Instruction —
Only the lines from the beginning of the entries through the one with "from matplotlib.patches import Patch" should be written out, please, exactly and without any pictures.

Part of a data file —
↓

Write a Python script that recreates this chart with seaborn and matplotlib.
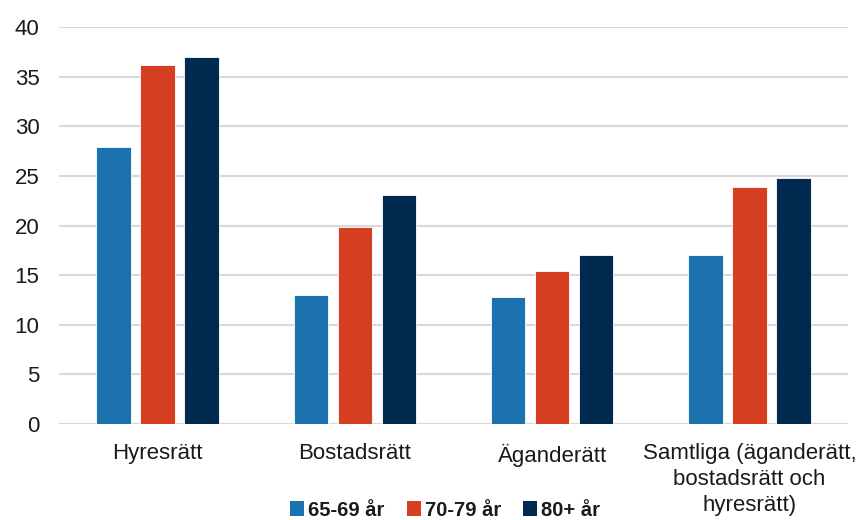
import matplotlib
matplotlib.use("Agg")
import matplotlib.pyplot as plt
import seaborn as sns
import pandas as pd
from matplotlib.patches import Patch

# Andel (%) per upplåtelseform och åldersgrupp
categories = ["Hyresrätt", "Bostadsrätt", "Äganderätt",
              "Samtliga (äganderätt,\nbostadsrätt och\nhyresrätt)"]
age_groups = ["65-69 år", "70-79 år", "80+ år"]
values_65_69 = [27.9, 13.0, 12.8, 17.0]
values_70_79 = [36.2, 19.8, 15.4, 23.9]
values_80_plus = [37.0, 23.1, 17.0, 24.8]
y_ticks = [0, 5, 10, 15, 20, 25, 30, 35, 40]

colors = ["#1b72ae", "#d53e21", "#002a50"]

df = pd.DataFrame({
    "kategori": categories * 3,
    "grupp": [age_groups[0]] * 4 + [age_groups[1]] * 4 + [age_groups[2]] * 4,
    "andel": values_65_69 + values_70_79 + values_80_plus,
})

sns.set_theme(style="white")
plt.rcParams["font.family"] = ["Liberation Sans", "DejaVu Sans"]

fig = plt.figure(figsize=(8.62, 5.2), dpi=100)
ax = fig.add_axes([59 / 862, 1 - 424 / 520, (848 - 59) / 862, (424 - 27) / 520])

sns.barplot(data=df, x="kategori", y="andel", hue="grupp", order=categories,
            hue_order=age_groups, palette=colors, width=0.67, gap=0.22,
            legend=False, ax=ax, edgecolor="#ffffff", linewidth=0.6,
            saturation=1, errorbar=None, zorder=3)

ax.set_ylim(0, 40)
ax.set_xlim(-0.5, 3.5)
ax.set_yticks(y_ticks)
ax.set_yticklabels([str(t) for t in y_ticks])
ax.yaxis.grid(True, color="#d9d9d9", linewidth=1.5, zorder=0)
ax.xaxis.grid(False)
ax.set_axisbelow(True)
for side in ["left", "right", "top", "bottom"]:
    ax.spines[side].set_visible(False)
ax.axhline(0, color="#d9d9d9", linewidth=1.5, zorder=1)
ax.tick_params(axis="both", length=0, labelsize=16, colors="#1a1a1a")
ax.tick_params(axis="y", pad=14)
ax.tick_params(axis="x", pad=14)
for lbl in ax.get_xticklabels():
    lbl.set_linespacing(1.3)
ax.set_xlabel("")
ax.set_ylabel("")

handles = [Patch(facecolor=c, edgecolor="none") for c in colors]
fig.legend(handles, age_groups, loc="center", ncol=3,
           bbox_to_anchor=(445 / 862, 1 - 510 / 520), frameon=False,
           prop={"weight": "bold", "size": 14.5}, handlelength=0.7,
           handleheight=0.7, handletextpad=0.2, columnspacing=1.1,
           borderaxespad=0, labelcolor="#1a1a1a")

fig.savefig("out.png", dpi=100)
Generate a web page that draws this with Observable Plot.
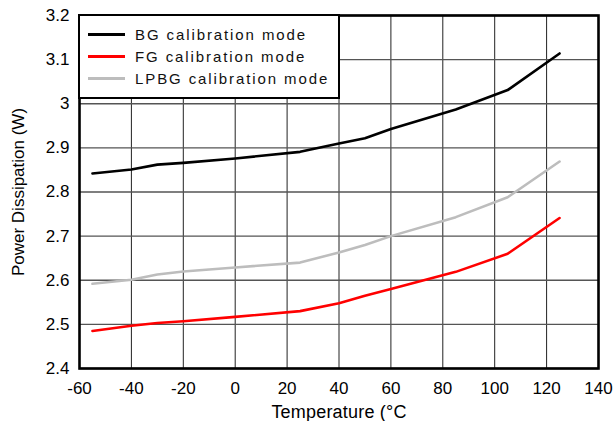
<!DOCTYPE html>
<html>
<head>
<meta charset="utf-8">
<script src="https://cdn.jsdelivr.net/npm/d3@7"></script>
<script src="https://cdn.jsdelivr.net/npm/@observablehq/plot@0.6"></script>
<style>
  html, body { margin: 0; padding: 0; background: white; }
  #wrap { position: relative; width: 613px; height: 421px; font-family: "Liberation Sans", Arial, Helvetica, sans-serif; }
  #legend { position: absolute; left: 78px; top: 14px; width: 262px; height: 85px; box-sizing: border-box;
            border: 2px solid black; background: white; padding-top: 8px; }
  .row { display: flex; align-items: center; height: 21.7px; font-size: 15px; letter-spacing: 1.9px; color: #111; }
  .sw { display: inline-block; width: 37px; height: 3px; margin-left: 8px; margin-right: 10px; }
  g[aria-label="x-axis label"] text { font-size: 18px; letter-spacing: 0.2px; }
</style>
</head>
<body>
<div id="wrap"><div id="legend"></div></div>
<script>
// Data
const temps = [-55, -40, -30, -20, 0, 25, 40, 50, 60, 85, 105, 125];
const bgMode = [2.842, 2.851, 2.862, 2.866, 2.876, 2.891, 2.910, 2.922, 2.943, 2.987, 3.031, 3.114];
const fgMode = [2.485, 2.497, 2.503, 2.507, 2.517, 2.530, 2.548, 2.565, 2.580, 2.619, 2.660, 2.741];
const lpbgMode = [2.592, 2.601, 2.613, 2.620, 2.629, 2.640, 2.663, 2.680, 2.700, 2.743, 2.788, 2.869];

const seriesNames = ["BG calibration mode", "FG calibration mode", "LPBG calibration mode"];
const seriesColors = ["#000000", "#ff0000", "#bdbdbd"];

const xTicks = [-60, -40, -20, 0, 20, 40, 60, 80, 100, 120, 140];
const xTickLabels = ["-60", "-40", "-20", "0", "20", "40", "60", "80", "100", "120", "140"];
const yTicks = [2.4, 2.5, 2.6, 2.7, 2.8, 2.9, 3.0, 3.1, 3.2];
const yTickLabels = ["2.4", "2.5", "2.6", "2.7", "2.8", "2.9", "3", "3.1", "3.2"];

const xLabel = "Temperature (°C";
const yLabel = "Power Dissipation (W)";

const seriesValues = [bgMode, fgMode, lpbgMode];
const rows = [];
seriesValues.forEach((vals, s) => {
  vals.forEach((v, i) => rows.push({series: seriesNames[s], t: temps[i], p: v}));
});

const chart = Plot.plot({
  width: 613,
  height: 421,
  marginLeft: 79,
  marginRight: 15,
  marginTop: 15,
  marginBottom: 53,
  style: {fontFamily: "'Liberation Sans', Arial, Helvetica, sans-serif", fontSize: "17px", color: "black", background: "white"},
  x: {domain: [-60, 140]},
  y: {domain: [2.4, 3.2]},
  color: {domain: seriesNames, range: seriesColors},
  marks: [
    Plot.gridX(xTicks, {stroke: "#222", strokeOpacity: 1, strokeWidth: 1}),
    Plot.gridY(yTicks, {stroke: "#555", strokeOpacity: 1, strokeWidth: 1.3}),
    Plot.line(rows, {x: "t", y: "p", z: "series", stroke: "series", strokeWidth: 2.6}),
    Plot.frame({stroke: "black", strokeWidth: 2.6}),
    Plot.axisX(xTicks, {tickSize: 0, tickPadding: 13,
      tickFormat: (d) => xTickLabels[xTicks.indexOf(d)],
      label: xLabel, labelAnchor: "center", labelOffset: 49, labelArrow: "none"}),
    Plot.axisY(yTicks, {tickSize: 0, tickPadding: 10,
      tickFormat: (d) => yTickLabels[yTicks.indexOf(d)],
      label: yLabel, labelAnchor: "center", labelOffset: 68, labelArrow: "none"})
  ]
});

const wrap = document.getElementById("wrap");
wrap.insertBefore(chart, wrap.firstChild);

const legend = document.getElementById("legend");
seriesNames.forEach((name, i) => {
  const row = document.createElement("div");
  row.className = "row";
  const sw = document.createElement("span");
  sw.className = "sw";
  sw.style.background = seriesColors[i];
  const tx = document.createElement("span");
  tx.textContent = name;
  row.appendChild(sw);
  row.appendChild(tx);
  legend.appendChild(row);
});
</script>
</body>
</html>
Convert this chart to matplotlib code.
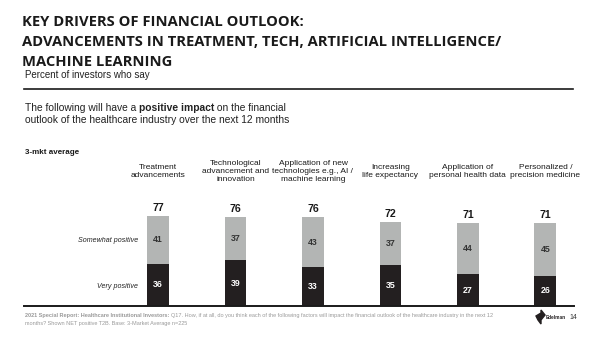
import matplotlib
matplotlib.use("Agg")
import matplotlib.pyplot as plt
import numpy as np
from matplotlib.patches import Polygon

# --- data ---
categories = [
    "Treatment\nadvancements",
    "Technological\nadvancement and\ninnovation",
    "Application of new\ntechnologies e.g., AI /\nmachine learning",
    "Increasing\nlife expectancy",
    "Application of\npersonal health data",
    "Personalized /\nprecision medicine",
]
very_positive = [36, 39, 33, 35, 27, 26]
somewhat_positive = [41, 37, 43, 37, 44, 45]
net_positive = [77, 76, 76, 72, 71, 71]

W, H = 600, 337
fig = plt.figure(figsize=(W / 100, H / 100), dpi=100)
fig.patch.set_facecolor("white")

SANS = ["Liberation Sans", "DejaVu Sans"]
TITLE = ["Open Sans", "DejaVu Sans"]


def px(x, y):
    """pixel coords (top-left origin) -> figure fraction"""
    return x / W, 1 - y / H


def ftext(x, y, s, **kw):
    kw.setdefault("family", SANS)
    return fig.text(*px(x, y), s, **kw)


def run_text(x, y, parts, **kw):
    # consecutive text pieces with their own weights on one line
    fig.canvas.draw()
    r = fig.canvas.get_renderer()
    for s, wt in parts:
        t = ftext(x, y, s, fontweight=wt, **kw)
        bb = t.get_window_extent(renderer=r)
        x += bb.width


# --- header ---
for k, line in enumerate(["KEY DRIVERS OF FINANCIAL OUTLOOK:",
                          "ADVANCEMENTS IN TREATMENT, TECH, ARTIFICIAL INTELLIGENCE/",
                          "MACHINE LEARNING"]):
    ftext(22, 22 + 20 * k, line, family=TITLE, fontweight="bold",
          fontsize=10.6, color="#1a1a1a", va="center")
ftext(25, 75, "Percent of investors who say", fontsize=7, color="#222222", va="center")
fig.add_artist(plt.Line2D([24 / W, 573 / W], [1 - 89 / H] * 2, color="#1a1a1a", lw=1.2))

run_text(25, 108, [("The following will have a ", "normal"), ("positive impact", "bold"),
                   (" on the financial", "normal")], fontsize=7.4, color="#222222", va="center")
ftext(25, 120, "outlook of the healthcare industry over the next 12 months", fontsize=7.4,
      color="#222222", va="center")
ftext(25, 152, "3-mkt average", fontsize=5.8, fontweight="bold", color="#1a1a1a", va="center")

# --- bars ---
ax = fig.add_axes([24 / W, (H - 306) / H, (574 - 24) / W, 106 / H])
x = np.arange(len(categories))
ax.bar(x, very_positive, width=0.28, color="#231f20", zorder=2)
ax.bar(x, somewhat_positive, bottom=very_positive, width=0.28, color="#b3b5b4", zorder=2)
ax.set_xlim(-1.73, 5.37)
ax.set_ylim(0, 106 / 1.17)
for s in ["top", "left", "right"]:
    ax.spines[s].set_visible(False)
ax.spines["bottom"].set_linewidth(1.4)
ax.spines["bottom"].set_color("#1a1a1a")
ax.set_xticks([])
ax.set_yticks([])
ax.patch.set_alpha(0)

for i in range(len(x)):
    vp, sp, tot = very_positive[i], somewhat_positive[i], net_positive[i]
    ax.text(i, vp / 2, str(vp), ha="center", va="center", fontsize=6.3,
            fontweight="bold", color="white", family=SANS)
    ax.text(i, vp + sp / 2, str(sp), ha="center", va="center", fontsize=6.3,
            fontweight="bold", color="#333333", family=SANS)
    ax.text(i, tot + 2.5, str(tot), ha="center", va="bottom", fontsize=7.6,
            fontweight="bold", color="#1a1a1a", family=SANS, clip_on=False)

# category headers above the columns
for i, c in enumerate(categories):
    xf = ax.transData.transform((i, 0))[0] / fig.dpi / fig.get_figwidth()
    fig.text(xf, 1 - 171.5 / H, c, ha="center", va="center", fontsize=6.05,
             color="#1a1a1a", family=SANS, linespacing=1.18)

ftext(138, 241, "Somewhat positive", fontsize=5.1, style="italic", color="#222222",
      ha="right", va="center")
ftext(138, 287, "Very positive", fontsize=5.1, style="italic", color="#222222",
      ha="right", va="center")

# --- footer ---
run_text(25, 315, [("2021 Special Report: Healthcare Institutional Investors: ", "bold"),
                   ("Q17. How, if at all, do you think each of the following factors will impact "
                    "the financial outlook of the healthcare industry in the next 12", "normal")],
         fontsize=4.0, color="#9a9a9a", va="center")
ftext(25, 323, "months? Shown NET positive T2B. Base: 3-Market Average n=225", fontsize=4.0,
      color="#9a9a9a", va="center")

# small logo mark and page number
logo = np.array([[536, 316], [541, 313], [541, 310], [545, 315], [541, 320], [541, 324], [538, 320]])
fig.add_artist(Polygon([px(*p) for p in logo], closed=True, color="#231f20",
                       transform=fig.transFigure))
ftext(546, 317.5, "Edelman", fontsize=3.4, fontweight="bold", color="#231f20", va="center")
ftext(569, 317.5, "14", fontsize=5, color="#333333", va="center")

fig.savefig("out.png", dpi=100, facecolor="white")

↑

Reply —
Write a Python script that recreates this chart with seaborn and matplotlib.
import matplotlib
matplotlib.use("Agg")
import matplotlib.pyplot as plt
import seaborn as sns
import pandas as pd
from matplotlib.patches import Patch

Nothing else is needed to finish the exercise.